DATA SHOWN
────────────────────

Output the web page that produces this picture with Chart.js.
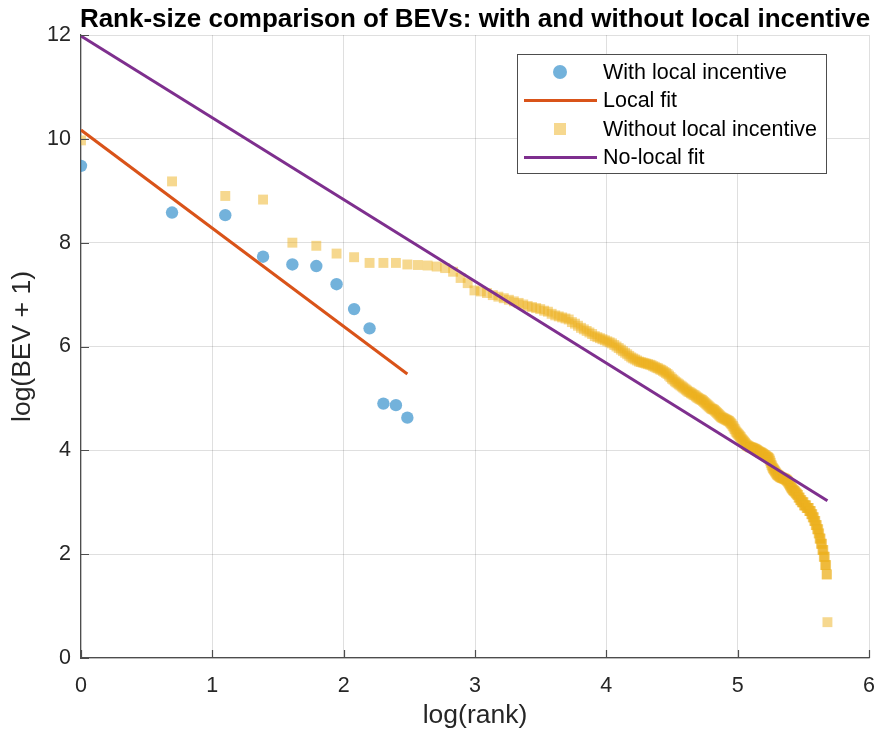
<!DOCTYPE html>
<html>
<head>
<meta charset="utf-8">
<script src="https://cdn.jsdelivr.net/npm/chart.js@4.4.1/dist/chart.umd.min.js"></script>
<style>
  html, body { margin: 0; padding: 0; background: #fff; }
  #wrap { width: 881px; height: 736px; }
</style>
</head>
<body>
<div id="wrap"><canvas id="rankChart" width="881" height="736"></canvas></div>
<script>
// log(BEV + 1) by rank
const withLocal = [9.48, 8.58, 8.53, 7.73, 7.58, 7.55, 7.20, 6.72, 6.35, 4.90, 4.87, 4.63];

const withoutLocal = [
  9.97, 9.18, 8.90, 8.83, 8.00, 7.94, 7.79, 7.72, 7.61, 7.61,
  7.61, 7.58, 7.57, 7.56, 7.54, 7.51, 7.44, 7.32, 7.22, 7.08,
  7.06, 7.03, 6.99, 6.96, 6.93, 6.90, 6.87, 6.84, 6.81, 6.78,
  6.76, 6.74, 6.72, 6.69, 6.67, 6.63, 6.60, 6.58, 6.56, 6.54,
  6.52, 6.47, 6.44, 6.40, 6.36, 6.33, 6.30, 6.27, 6.24, 6.20,
  6.18, 6.16, 6.14, 6.12, 6.10, 6.08, 6.06, 6.03, 6.00, 5.97,
  5.94, 5.91, 5.88, 5.85, 5.82, 5.79, 5.77, 5.75, 5.73, 5.71,
  5.70, 5.69, 5.68, 5.67, 5.66, 5.65, 5.64, 5.62, 5.61, 5.59,
  5.58, 5.56, 5.55, 5.53, 5.51, 5.49, 5.47, 5.44, 5.41, 5.38,
  5.36, 5.33, 5.31, 5.29, 5.27, 5.25, 5.23, 5.21, 5.19, 5.17,
  5.15, 5.13, 5.12, 5.10, 5.09, 5.07, 5.06, 5.04, 5.02, 5.01,
  4.99, 4.98, 4.97, 4.95, 4.93, 4.91, 4.89, 4.87, 4.85, 4.83,
  4.81, 4.80, 4.79, 4.78, 4.76, 4.74, 4.72, 4.70, 4.68, 4.66,
  4.64, 4.63, 4.62, 4.61, 4.60, 4.59, 4.58, 4.57, 4.56, 4.54,
  4.52, 4.50, 4.47, 4.44, 4.41, 4.38, 4.35, 4.33, 4.31, 4.29,
  4.27, 4.25, 4.22, 4.20, 4.18, 4.16, 4.14, 4.12, 4.10, 4.09,
  4.08, 4.07, 4.06, 4.06, 4.05, 4.05, 4.04, 4.03, 4.03, 4.02,
  4.01, 4.00, 3.99, 3.98, 3.97, 3.96, 3.96, 3.95, 3.94, 3.93,
  3.92, 3.91, 3.90, 3.89, 3.88, 3.87, 3.86, 3.85, 3.83, 3.80,
  3.76, 3.72, 3.69, 3.66, 3.64, 3.62, 3.60, 3.58, 3.56, 3.54,
  3.53, 3.52, 3.51, 3.50, 3.49, 3.48, 3.48, 3.47, 3.47, 3.46,
  3.46, 3.45, 3.45, 3.44, 3.43, 3.42, 3.41, 3.39, 3.37, 3.35,
  3.33, 3.31, 3.29, 3.27, 3.26, 3.24, 3.23, 3.22, 3.21, 3.20,
  3.18, 3.17, 3.16, 3.14, 3.14, 3.09, 3.09, 3.09, 3.04, 3.04,
  3.04, 3.00, 3.00, 3.00, 3.00, 2.94, 2.94, 2.94, 2.94, 2.94,
  2.89, 2.89, 2.89, 2.89, 2.89, 2.83, 2.83, 2.83, 2.83, 2.77,
  2.77, 2.77, 2.71, 2.71, 2.71, 2.64, 2.64, 2.64, 2.56, 2.56,
  2.56, 2.48, 2.48, 2.48, 2.40, 2.40, 2.30, 2.30, 2.30, 2.20,
  2.20, 2.20, 2.08, 2.08, 2.08, 1.95, 1.95, 1.95, 1.79, 1.79,
  1.79, 1.61, 1.61, 0.69
];

// fitted lines: value at rank 1 and at the last rank
const localFit = [10.17, 5.47];
const noLocalFit = [11.98, 3.03];

const xTicks = [0, 1, 2, 3, 4, 5, 6];
const yTicks = [0, 2, 4, 6, 8, 10, 12];

const FONT = "'Liberation Sans', Arial, Helvetica, sans-serif";
const colors = {
  blue: 'rgba(0, 114, 189, 0.55)',
  yellow: 'rgba(237, 177, 32, 0.5)',
  orange: '#D95319',
  purple: '#7E2F8E',
  axis: '#4d4d4d',
  text: '#262626',
  grid: 'rgba(38, 38, 38, 0.15)'
};

const toPoints = arr => arr.map((v, i) => ({ x: Math.log(i + 1), y: v }));
const fitPoints = (fit, n) => [{ x: 0, y: fit[0] }, { x: Math.log(n), y: fit[1] }];

// title centred over the plot area (MATLAB style)
const titlePlugin = {
  id: 'plotTitle',
  afterDraw(chart) {
    const { ctx, chartArea } = chart;
    ctx.save();
    ctx.font = 'bold 26px ' + FONT;
    ctx.fillStyle = '#000';
    ctx.textAlign = 'center';
    ctx.textBaseline = 'alphabetic';
    ctx.fillText('Rank-size comparison of BEVs: with and without local incentive',
      (chartArea.left + chartArea.right) / 2, chartArea.top - 8);
    ctx.restore();
  }
};

// inward tick marks
const tickPlugin = {
  id: 'inTicks',
  afterDatasetsDraw(chart) {
    const { ctx, chartArea, scales } = chart;
    ctx.save();
    ctx.strokeStyle = colors.axis;
    ctx.lineWidth = 1.2;
    ctx.beginPath();
    xTicks.forEach(t => {
      const px = Math.round(scales.x.getPixelForValue(t)) + 0.5;
      ctx.moveTo(px, chartArea.bottom);
      ctx.lineTo(px, chartArea.bottom - 8);
    });
    yTicks.forEach(t => {
      const py = Math.round(scales.y.getPixelForValue(t)) + 0.5;
      ctx.moveTo(chartArea.left, py);
      ctx.lineTo(chartArea.left + 8, py);
    });
    ctx.stroke();
    ctx.restore();
  }
};

// boxed legend in the upper right
const legendPlugin = {
  id: 'boxLegend',
  afterDraw(chart) {
    const { ctx, chartArea } = chart;
    const ds = chart.data.datasets;
    const items = [ds[0], ds[1], ds[2], ds[3]];
    const bx = chartArea.left + 436, by = chartArea.top + 19, bw = 309, bh = 119;
    ctx.save();
    ctx.fillStyle = '#fff';
    ctx.fillRect(bx, by, bw, bh);
    ctx.strokeStyle = colors.axis;
    ctx.lineWidth = 1;
    ctx.strokeRect(bx + 0.5, by + 0.5, bw, bh);
    ctx.font = '21.5px ' + FONT;
    ctx.textBaseline = 'middle';
    ctx.textAlign = 'left';
    items.forEach((d, i) => {
      const cy = by + 18 + i * 28.5;
      const mx = bx + 43;
      if (d.showLine) {
        ctx.strokeStyle = d.borderColor;
        ctx.lineWidth = 3;
        ctx.beginPath();
        ctx.moveTo(bx + 7, cy);
        ctx.lineTo(bx + 80, cy);
        ctx.stroke();
      } else {
        ctx.fillStyle = d.backgroundColor;
        ctx.beginPath();
        if (d.pointStyle === 'circle') {
          ctx.arc(mx, cy, 7, 0, Math.PI * 2);
        } else {
          ctx.rect(mx - 6, cy - 6, 12, 12);
        }
        ctx.fill();
      }
      ctx.fillStyle = '#000';
      ctx.fillText(d.label, bx + 86, cy + 1);
    });
    ctx.restore();
  }
};

new Chart(document.getElementById('rankChart'), {
  type: 'scatter',
  data: {
    datasets: [
      {
        label: 'With local incentive',
        data: toPoints(withLocal),
        pointStyle: 'circle',
        backgroundColor: colors.blue,
        borderColor: 'transparent',
        pointRadius: 6.2,
        pointBorderWidth: 0,
        order: 4
      },
      {
        label: 'Local fit',
        data: fitPoints(localFit, withLocal.length),
        showLine: true,
        borderColor: colors.orange,
        backgroundColor: colors.orange,
        borderWidth: 3,
        pointRadius: 0,
        order: 3
      },
      {
        label: 'Without local incentive',
        data: toPoints(withoutLocal),
        pointStyle: 'rect',
        backgroundColor: colors.yellow,
        borderColor: 'transparent',
        pointRadius: 7,
        pointBorderWidth: 0,
        order: 2
      },
      {
        label: 'No-local fit',
        data: fitPoints(noLocalFit, withoutLocal.length),
        showLine: true,
        borderColor: colors.purple,
        backgroundColor: colors.purple,
        borderWidth: 3,
        pointRadius: 0,
        order: 1
      }
    ]
  },
  options: {
    responsive: false,
    animation: false,
    devicePixelRatio: 1,
    layout: { padding: { top: 35, right: 12, left: 0, bottom: 0 } },
    plugins: {
      legend: { display: false },
      title: { display: false },
      tooltip: { enabled: false }
    },
    scales: {
      x: {
        type: 'linear',
        min: 0,
        max: 6,
        afterFit: s => { s.height = 78; s.paddingLeft = 0; s.paddingRight = 0; },
        afterBuildTicks: s => { s.ticks = xTicks.map(v => ({ value: v })); },
        ticks: { color: colors.text, font: { family: FONT, size: 21.5 }, padding: 15, maxRotation: 0 },
        grid: { color: colors.grid, lineWidth: 1, drawTicks: false },
        border: { display: true, color: colors.axis, width: 1.2 },
        title: {
          display: true,
          text: 'log(rank)',
          color: colors.text,
          font: { family: FONT, size: 26.5 },
          padding: { top: 0, bottom: 4 }
        }
      },
      y: {
        type: 'linear',
        min: 0,
        max: 12,
        afterFit: s => { s.width = 81; s.paddingTop = 0; s.paddingBottom = 0; },
        afterBuildTicks: s => { s.ticks = yTicks.map(v => ({ value: v })); },
        ticks: { color: colors.text, font: { family: FONT, size: 21.5 }, padding: 10 },
        grid: { color: colors.grid, lineWidth: 1, drawTicks: false },
        border: { display: true, color: colors.axis, width: 1.2 },
        title: {
          display: true,
          text: 'log(BEV + 1)',
          color: colors.text,
          font: { family: FONT, size: 26.5 },
          padding: { top: 7, bottom: 0 }
        }
      }
    }
  },
  plugins: [tickPlugin, titlePlugin, legendPlugin]
});
</script>
</body>
</html>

────────────────────

PROBLEM STATEMENT
Return only the lines from the start of the data through the line that contains "4.90, 4.87, 4.63];", please, copying them exactly and omitting all pictures.

RESULT BELOW
Output the web page that produces this picture with Chart.js.
<!DOCTYPE html>
<html>
<head>
<meta charset="utf-8">
<script src="https://cdn.jsdelivr.net/npm/chart.js@4.4.1/dist/chart.umd.min.js"></script>
<style>
  html, body { margin: 0; padding: 0; background: #fff; }
  #wrap { width: 881px; height: 736px; }
</style>
</head>
<body>
<div id="wrap"><canvas id="rankChart" width="881" height="736"></canvas></div>
<script>
// log(BEV + 1) by rank
const withLocal = [9.48, 8.58, 8.53, 7.73, 7.58, 7.55, 7.20, 6.72, 6.35, 4.90, 4.87, 4.63];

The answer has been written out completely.